It started really early on, when I was about 12. I was spending a lot of time with my uncle and two cousins. In order to keep us occupied in the summer vacation my uncle was giving us small visual tasks, like drawing geometric shapes, and we were supposed to draw them using Basic, on a really old Russian computer that you would connect to the TV. Since I enjoyed that a lot I decided to go to a informatics high school, where I learned programming and algorithms.

 

What did you do before becoming a programmer?

I was studying maths and physics because I dreamt of becoming an astronaut. But when I had to choose my highschool major I chose informatics because it was more exciting.

 

What do you love the most about coding?

In coding you always get what you are asking the program to do. In that respect the computer is always right when you get a bug, because it was you that coded that mistake in. I like this kind of assurance, that I can fix anything because it is always something I did, or something I forgot to ask the program to do. Not many careers have this kind of certainty. On the other side of coding I love the interactions with other people in my team and the brainstorming and the creativity that goes with any project I try.

 

Why Django?

I started Django with the goal of being the easiest thing I can teach my husband so he can code his own websites without asking me all the time. I already was using Python at work for all the deploy tools and other tooling, and I knew it was a straightforward programming language. It turns out that it is easy to get started with web programming and have everything deployed in no time.

 

What cool projects are you working on at the moment/planning on working on in the near future?

Currently I am working at Marktplaats.nl the biggest classifieds site in the Netherlands.
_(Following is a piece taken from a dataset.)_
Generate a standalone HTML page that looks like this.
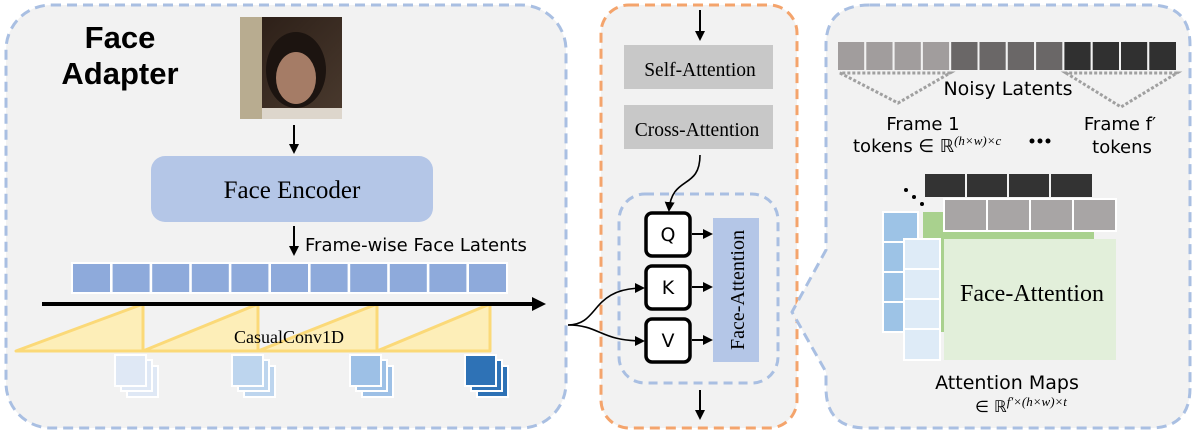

In my team, we use a lean approach to our development where we create experiments that aim to improve the search experience on the site or our mobile platform, and then measure the effects of the change and decide whether an idea is worth fully implementing. Thus I concentrate mostly on search algorithms. Our main languages are Scala and Java, but we use Python for tooling and API testing.

In the near future, outside of work,  I will start posting on my Youtube channel again about programming, I did a test run last year with 10 videos about Scala and so far people are watching it. I am planning to expand my tutorials with more programming languages and fun problems to solve.
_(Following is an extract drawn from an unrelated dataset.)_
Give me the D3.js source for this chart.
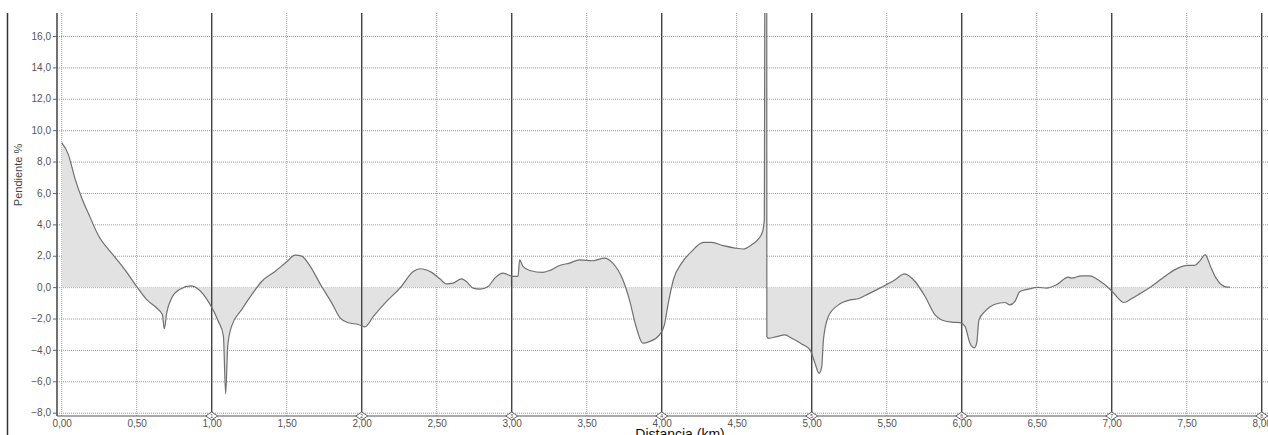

For anyone interested that is https://www.youtube.com/user/Aryepilith/videos

 

What are you the most proud of?

I taught a course of a few months to my colleagues on learning the Scala programming language. I am really proud of the adoption of the language, and that I could teach and share my knowledge with others.

 

What are you curious about?

How the mind works when making decisions, what makes people make their choice in their online journey. The psychology of engaging users, and keeping them interested in my projects.

 

What do you like doing in your free time? What’s your hobby?

I do paper crafting and water coloring in my spare time. I love creating videos on how I did a particular technique and sharing those with the world.

 

Do you have any advice/tips for programming beginners?
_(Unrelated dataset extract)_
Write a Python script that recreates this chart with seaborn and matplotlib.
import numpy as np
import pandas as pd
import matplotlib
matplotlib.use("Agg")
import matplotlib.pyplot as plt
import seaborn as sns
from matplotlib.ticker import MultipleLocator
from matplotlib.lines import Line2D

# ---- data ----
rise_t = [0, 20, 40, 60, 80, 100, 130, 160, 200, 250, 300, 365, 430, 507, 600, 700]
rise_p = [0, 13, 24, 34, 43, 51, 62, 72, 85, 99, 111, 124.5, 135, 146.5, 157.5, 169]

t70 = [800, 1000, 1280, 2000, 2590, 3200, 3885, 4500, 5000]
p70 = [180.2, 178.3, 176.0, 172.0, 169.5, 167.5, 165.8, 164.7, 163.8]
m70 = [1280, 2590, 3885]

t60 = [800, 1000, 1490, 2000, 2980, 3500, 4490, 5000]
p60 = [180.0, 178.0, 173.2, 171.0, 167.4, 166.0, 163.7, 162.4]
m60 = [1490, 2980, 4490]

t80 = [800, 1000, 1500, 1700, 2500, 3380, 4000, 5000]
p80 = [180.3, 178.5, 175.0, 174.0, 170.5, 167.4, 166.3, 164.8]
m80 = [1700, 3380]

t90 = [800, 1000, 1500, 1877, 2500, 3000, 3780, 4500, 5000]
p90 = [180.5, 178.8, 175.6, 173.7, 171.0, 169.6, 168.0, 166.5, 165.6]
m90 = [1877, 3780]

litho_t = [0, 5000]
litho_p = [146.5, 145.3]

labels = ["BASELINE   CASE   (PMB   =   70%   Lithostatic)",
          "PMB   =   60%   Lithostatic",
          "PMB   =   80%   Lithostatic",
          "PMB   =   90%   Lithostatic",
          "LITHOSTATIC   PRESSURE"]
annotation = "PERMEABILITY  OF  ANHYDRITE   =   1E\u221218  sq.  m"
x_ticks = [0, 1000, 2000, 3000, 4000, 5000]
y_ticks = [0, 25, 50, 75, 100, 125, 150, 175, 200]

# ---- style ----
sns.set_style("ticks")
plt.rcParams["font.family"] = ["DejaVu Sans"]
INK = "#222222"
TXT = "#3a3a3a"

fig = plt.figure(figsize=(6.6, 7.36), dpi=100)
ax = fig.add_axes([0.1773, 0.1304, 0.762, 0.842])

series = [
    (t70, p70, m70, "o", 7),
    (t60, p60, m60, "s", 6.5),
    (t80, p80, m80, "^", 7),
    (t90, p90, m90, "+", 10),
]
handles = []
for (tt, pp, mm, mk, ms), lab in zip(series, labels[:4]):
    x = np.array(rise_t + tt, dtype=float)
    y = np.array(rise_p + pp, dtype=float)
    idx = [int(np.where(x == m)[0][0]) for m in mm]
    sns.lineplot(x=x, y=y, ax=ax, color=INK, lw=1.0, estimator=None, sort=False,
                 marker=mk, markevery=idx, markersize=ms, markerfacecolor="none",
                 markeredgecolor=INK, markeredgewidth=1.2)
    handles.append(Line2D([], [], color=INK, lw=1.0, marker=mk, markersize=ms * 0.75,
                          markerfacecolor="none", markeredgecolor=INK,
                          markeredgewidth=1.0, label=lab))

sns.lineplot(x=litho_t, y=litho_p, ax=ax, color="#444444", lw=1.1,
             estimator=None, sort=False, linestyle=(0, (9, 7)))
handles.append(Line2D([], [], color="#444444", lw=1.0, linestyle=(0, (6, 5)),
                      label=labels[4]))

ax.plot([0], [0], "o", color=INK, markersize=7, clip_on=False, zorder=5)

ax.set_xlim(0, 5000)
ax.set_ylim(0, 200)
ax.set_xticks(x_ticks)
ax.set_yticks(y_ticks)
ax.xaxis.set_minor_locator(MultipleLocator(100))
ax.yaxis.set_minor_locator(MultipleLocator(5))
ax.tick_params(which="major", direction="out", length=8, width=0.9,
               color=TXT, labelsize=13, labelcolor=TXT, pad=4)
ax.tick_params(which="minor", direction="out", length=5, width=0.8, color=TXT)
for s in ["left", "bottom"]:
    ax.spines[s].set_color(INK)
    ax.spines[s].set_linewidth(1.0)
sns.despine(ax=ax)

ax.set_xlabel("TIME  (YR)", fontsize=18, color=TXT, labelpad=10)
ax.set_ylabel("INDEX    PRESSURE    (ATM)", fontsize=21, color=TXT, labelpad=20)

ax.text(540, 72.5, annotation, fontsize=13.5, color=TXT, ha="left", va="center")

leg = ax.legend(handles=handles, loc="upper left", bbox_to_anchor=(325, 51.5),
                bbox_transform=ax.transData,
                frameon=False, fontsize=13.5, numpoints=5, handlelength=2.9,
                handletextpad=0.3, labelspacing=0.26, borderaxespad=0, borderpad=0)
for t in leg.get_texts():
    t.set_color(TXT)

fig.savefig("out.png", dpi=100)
Start typing, don’t waste too much time thinking about it, you will never get it right the first time and you cannot think the entire program through in your mind anyway. Just do small steps that can be tested. So probably learn unit testing and test driven development. Always start with the happy flow, make that one work and then think about all exceptional cases. It will slow you down if you think about all the ways you can possibly fail first.

Thanks Claudia! :)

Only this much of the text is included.